TASK DIRECTIONS — Print the material below exactly as it stands, please, from its first line to the line holding "YBOT = -(562 - PB) * px_y", with no pictures.

DATA PROVIDED —
▼

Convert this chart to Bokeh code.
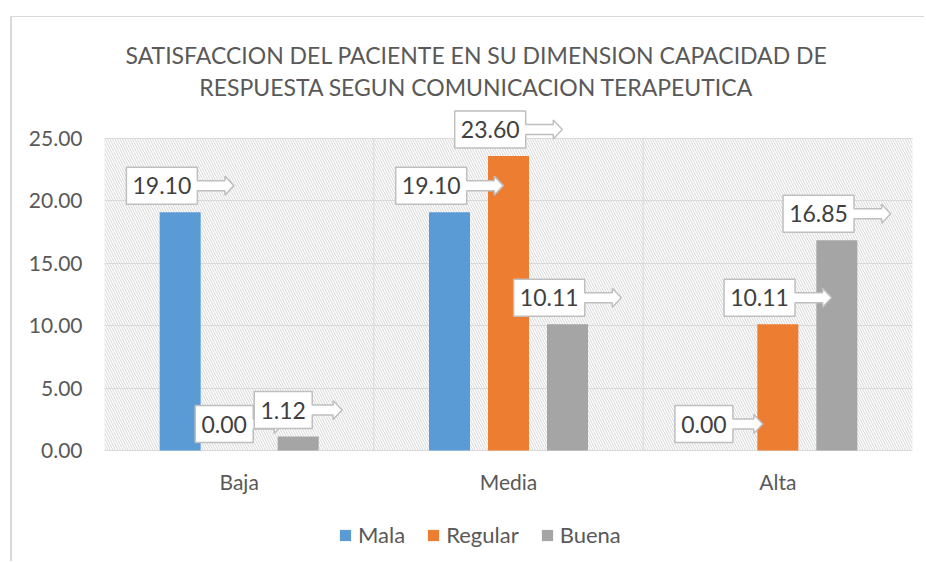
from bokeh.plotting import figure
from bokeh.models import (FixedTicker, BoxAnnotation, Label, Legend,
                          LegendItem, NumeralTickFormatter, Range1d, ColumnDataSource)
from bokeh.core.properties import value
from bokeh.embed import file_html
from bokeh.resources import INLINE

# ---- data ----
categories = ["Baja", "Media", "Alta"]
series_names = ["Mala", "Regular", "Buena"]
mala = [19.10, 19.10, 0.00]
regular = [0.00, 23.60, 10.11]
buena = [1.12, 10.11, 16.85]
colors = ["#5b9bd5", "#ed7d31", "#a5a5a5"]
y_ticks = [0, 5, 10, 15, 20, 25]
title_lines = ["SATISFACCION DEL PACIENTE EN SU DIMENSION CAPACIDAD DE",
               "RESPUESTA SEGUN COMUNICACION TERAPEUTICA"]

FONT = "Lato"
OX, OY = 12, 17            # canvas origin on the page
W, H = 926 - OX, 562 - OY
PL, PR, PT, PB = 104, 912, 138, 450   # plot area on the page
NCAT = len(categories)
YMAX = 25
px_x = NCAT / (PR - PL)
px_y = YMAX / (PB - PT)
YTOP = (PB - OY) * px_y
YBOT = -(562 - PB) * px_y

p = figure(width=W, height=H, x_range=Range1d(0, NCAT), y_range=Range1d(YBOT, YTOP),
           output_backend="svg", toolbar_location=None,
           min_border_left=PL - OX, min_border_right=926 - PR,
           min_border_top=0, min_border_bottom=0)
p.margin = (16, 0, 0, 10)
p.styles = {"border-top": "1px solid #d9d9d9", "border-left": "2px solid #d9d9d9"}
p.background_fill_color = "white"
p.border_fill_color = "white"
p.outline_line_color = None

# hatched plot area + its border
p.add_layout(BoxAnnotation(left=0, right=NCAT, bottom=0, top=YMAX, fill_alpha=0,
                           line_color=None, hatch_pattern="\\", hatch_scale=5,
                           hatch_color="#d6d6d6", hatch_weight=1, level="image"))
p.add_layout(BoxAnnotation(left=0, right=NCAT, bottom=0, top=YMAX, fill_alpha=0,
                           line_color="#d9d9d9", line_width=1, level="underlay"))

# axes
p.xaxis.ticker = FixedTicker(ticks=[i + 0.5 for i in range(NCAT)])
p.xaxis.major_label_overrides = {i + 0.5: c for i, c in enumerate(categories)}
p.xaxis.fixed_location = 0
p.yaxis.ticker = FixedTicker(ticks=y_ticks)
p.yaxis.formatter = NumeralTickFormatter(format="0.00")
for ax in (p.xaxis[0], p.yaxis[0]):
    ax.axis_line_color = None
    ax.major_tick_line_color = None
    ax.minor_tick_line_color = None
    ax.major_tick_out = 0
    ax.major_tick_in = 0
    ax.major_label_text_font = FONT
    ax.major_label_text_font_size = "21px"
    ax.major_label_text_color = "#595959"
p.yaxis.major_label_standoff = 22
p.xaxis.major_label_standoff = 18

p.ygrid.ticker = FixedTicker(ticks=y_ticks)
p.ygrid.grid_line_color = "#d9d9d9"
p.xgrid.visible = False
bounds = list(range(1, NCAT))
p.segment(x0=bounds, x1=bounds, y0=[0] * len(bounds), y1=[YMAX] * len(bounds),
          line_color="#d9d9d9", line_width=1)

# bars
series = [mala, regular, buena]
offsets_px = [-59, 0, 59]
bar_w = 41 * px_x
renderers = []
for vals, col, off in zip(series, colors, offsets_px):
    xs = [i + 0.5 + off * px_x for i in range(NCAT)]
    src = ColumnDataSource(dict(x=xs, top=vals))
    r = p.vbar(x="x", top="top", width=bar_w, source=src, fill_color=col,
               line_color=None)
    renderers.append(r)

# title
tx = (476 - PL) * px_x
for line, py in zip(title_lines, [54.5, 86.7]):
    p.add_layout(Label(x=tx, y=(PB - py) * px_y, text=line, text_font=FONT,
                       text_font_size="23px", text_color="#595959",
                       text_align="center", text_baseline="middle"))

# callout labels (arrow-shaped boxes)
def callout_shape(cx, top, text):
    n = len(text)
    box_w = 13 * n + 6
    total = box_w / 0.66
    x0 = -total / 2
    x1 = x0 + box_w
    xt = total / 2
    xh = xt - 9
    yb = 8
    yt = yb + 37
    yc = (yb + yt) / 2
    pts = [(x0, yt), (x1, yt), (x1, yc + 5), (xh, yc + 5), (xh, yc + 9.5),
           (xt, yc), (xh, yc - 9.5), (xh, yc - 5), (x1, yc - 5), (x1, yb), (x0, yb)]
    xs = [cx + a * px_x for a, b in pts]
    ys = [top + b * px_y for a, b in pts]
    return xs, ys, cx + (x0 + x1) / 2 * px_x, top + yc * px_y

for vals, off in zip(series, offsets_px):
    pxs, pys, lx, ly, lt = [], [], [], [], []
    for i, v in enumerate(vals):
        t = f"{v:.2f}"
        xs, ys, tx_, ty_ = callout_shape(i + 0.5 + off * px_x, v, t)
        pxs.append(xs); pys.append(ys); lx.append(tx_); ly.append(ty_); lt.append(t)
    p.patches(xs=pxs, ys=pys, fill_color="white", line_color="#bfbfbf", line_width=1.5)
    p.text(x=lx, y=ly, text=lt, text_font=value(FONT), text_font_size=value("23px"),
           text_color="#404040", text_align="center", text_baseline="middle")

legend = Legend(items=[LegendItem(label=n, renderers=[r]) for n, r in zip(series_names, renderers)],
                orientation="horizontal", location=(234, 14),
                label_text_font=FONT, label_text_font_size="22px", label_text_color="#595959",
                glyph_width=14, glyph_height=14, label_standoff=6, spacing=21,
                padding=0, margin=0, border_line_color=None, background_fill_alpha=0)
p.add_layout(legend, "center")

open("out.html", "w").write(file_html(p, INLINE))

▲

CORRECT ANSWER —
Convert this chart to Bokeh code.
from bokeh.plotting import figure
from bokeh.models import (FixedTicker, BoxAnnotation, Label, Legend,
                          LegendItem, NumeralTickFormatter, Range1d, ColumnDataSource)
from bokeh.core.properties import value
from bokeh.embed import file_html
from bokeh.resources import INLINE

# ---- data ----
categories = ["Baja", "Media", "Alta"]
series_names = ["Mala", "Regular", "Buena"]
mala = [19.10, 19.10, 0.00]
regular = [0.00, 23.60, 10.11]
buena = [1.12, 10.11, 16.85]
colors = ["#5b9bd5", "#ed7d31", "#a5a5a5"]
y_ticks = [0, 5, 10, 15, 20, 25]
title_lines = ["SATISFACCION DEL PACIENTE EN SU DIMENSION CAPACIDAD DE",
               "RESPUESTA SEGUN COMUNICACION TERAPEUTICA"]

FONT = "Lato"
OX, OY = 12, 17            # canvas origin on the page
W, H = 926 - OX, 562 - OY
PL, PR, PT, PB = 104, 912, 138, 450   # plot area on the page
NCAT = len(categories)
YMAX = 25
px_x = NCAT / (PR - PL)
px_y = YMAX / (PB - PT)
YTOP = (PB - OY) * px_y
YBOT = -(562 - PB) * px_y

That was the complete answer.